[Start of Provided data]
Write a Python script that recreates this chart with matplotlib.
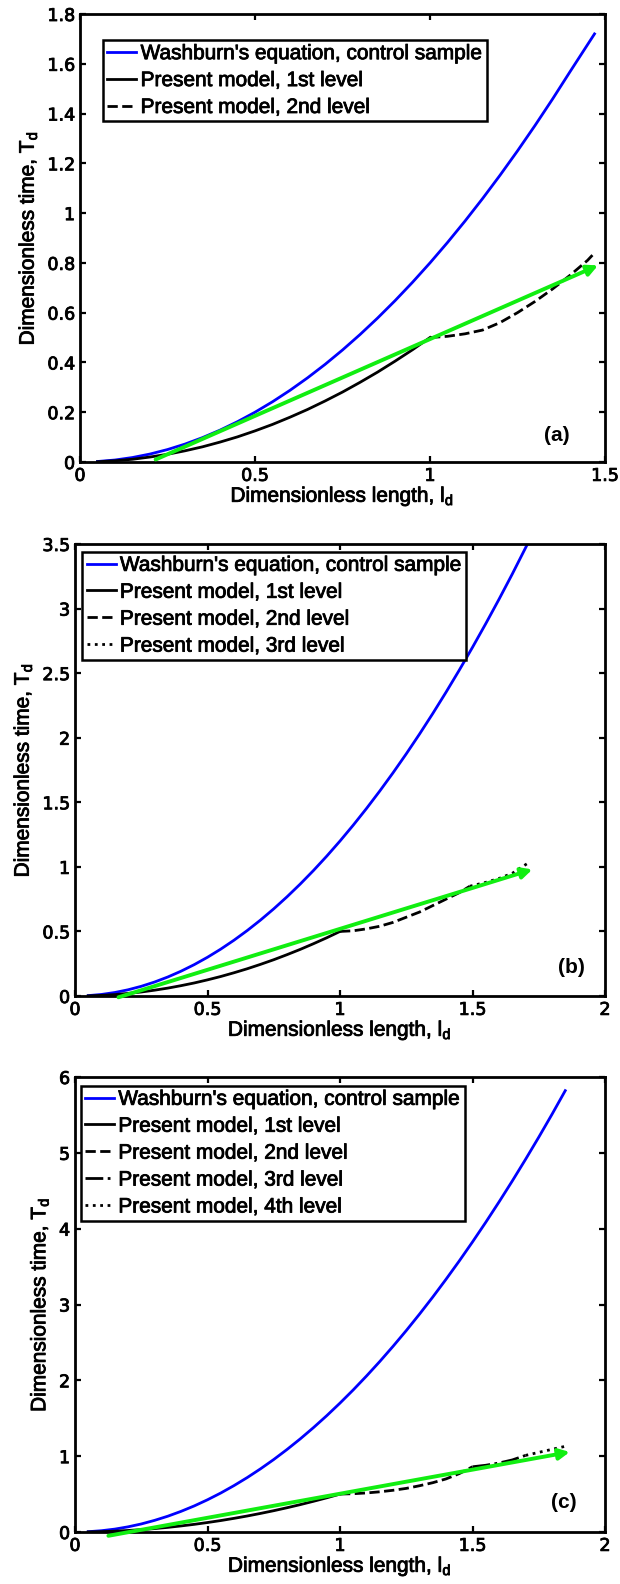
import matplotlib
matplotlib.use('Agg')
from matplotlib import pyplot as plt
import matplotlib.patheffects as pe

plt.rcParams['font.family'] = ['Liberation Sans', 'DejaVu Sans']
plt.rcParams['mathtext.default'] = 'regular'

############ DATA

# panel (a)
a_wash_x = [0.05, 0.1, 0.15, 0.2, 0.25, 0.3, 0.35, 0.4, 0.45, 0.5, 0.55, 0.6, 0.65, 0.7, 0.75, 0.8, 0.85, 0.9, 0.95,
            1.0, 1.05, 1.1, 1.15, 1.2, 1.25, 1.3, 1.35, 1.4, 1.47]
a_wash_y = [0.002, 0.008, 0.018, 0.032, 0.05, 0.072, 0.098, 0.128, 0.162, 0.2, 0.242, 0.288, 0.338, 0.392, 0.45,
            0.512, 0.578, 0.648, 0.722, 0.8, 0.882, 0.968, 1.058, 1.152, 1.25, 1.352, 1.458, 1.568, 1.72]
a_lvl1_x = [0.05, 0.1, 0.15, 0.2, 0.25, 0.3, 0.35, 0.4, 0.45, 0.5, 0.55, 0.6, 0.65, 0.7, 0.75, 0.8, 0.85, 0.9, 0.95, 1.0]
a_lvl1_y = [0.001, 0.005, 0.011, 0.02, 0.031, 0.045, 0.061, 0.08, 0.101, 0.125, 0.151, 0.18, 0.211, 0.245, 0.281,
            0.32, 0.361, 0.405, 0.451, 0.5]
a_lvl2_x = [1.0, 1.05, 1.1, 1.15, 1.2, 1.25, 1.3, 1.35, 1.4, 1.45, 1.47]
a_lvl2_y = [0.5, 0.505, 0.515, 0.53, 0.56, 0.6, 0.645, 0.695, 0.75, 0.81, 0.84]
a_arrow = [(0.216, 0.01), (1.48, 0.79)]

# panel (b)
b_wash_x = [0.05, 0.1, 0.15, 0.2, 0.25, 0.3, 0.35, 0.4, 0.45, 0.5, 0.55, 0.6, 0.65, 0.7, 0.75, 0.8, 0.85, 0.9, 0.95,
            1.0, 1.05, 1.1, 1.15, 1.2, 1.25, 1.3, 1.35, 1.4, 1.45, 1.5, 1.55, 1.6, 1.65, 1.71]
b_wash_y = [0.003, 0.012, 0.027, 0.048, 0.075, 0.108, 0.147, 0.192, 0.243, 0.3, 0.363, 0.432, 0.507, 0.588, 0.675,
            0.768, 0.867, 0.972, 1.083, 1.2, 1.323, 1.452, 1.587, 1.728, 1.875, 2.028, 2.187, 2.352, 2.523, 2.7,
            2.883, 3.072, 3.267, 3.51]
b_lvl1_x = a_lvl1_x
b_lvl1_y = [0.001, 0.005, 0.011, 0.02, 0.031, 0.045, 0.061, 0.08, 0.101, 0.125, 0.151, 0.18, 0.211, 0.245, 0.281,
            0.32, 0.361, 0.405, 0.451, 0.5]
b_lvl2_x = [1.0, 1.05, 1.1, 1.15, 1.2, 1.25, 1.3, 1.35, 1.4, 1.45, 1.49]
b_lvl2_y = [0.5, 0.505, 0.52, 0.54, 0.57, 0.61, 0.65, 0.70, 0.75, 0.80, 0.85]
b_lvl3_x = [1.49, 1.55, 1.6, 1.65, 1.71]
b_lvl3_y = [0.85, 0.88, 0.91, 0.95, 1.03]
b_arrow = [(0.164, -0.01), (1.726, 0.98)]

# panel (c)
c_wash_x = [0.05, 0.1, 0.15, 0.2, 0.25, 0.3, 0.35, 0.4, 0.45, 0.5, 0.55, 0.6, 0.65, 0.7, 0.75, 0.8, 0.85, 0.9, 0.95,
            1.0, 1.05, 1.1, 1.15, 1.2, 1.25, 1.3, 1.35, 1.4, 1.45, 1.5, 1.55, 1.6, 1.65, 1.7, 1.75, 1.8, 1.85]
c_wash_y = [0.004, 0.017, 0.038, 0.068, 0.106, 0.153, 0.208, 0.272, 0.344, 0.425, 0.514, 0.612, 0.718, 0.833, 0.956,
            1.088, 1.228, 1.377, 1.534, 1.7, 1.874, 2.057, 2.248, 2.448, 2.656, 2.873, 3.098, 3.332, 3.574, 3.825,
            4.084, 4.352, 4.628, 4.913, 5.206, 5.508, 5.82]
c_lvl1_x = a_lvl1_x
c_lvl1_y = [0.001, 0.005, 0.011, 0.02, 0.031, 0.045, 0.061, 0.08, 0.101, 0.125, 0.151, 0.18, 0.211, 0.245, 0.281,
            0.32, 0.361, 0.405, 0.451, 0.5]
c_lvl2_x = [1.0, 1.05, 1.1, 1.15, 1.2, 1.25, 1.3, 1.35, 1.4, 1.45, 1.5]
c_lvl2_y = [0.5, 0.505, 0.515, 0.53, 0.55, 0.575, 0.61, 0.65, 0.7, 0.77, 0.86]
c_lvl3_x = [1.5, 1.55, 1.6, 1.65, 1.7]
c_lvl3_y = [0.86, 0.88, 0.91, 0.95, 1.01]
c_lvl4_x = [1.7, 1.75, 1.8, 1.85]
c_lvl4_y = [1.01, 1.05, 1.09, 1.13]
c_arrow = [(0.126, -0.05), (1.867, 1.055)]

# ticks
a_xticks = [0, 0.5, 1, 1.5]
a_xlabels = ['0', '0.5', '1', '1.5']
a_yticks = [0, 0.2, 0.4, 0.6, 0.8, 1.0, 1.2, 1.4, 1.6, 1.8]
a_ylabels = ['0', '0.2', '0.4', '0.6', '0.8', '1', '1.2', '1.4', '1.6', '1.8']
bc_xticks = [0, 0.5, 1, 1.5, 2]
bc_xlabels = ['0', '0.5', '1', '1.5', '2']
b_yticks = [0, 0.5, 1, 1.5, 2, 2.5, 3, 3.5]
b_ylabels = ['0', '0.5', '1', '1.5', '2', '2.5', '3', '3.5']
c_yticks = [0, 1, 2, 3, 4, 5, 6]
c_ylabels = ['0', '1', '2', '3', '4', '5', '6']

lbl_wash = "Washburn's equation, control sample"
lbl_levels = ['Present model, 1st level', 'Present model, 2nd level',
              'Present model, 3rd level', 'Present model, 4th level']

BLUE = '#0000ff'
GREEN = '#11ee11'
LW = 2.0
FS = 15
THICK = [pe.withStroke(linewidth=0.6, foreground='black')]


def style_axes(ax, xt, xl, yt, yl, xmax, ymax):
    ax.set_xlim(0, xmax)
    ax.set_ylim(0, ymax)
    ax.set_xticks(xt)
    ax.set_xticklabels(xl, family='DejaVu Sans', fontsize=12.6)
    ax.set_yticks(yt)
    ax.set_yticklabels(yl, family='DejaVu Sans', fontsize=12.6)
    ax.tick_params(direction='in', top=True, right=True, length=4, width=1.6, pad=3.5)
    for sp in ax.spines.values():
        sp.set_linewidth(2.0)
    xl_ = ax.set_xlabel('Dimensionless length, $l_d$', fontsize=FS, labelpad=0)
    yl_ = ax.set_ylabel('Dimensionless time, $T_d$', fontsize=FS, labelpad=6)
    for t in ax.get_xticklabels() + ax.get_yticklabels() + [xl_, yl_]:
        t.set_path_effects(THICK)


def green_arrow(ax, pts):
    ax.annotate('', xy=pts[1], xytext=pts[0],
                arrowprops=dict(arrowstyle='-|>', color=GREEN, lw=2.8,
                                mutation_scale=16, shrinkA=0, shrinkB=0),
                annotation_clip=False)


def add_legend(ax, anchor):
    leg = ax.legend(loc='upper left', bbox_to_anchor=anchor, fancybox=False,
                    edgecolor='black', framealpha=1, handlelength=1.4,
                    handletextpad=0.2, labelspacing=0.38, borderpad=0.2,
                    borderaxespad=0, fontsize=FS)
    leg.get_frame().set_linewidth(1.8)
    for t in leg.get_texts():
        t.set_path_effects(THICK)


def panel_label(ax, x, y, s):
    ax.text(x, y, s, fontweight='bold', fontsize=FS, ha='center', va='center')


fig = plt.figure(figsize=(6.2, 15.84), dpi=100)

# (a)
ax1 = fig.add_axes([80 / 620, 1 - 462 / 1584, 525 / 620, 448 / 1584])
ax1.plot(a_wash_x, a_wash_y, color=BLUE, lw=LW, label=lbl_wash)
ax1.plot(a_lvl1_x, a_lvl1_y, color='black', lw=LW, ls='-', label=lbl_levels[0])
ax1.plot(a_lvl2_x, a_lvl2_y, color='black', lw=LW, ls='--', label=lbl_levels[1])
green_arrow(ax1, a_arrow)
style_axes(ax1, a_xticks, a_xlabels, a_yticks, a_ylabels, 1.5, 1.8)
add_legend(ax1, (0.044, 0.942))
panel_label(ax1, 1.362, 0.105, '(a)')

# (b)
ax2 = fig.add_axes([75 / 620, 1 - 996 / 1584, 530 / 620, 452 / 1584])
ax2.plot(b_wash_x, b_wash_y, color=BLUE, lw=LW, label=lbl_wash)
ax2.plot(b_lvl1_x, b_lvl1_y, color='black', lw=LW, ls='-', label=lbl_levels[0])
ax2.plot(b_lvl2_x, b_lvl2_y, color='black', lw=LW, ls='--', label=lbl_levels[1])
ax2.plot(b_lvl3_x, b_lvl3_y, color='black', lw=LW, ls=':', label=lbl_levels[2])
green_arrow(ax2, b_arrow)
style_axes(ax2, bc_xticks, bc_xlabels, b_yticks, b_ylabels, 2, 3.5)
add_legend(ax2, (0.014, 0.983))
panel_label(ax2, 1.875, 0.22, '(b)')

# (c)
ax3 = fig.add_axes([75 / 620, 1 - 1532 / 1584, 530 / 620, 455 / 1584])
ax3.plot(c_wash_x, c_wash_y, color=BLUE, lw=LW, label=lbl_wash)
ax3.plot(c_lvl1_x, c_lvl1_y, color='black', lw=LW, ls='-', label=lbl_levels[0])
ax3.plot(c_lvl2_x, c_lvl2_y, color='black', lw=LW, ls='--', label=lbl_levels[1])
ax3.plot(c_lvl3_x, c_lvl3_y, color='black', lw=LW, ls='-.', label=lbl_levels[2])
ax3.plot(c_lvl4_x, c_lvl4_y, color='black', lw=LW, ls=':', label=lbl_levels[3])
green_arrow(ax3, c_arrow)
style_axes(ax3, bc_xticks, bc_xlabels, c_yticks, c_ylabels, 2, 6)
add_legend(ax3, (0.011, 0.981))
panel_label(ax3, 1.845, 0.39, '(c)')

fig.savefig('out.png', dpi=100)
[End of Provided data]
Given task: Write out an exact copy of the listing, first line through the line containing "############ DATA", with the pictures left out.

Worked solution:
Write a Python script that recreates this chart with matplotlib.
import matplotlib
matplotlib.use('Agg')
from matplotlib import pyplot as plt
import matplotlib.patheffects as pe

plt.rcParams['font.family'] = ['Liberation Sans', 'DejaVu Sans']
plt.rcParams['mathtext.default'] = 'regular'

############ DATA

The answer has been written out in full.